The exercise: Repeat the material below exactly, with no pictures.
— START Information supplied —
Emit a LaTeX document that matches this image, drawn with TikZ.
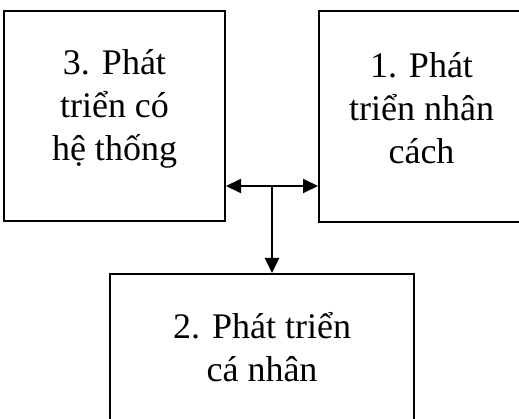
\documentclass[tikz,border=0pt]{standalone}
\usepackage{fontspec}
\setmainfont{Liberation Serif}
\usetikzlibrary{arrows.meta}
\begin{document}
\begin{tikzpicture}[x=1pt,y=-1pt,
  boxnode/.style={draw=black,line width=2pt,inner sep=0pt},
  labelnode/.style={inner sep=0pt,align=center,font=\fontsize{36}{43}\selectfont},
  link/.style={line width=2pt,-{Triangle[length=15pt,width=14pt]}},
  link2/.style={line width=2pt,{Triangle[length=15pt,width=14pt]}-{Triangle[length=15pt,width=14pt]}}]
\useasboundingbox (0,0) rectangle (519,419);
\node[boxnode,minimum width=221pt,minimum height=210.5pt] (L) at (114.5,116.25) {};
\node[boxnode,minimum width=205pt,minimum height=211pt] (R) at (421.5,116.5) {};
\node[boxnode,minimum width=304pt,minimum height=152pt] (B) at (262,350) {};
\node[labelnode] (Lt) at (114.5,108.5) {3. Phát\\triển có\\hệ thống};
\node[labelnode] (Rt) at (421.5,108.5) {1. Phát\\triển nhân\\cách};
\node[labelnode] (Bt) at (262,347) {2. Phát triển\\cá nhân};
\coordinate (J) at (272,186);
\draw[link2] (J -| L.east) -- (J -| R.west);
\draw[link] (J) -- (J |- B.north);
\end{tikzpicture}
\end{document}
— END Information supplied —
Reply:
Emit a LaTeX document that matches this image, drawn with TikZ.
\documentclass[tikz,border=0pt]{standalone}
\usepackage{fontspec}
\setmainfont{Liberation Serif}
\usetikzlibrary{arrows.meta}
\begin{document}
\begin{tikzpicture}[x=1pt,y=-1pt,
  boxnode/.style={draw=black,line width=2pt,inner sep=0pt},
  labelnode/.style={inner sep=0pt,align=center,font=\fontsize{36}{43}\selectfont},
  link/.style={line width=2pt,-{Triangle[length=15pt,width=14pt]}},
  link2/.style={line width=2pt,{Triangle[length=15pt,width=14pt]}-{Triangle[length=15pt,width=14pt]}}]
\useasboundingbox (0,0) rectangle (519,419);
\node[boxnode,minimum width=221pt,minimum height=210.5pt] (L) at (114.5,116.25) {};
\node[boxnode,minimum width=205pt,minimum height=211pt] (R) at (421.5,116.5) {};
\node[boxnode,minimum width=304pt,minimum height=152pt] (B) at (262,350) {};
\node[labelnode] (Lt) at (114.5,108.5) {3. Phát\\triển có\\hệ thống};
\node[labelnode] (Rt) at (421.5,108.5) {1. Phát\\triển nhân\\cách};
\node[labelnode] (Bt) at (262,347) {2. Phát triển\\cá nhân};
\coordinate (J) at (272,186);
\draw[link2] (J -| L.east) -- (J -| R.west);
\draw[link] (J) -- (J |- B.north);
\end{tikzpicture}
\end{document}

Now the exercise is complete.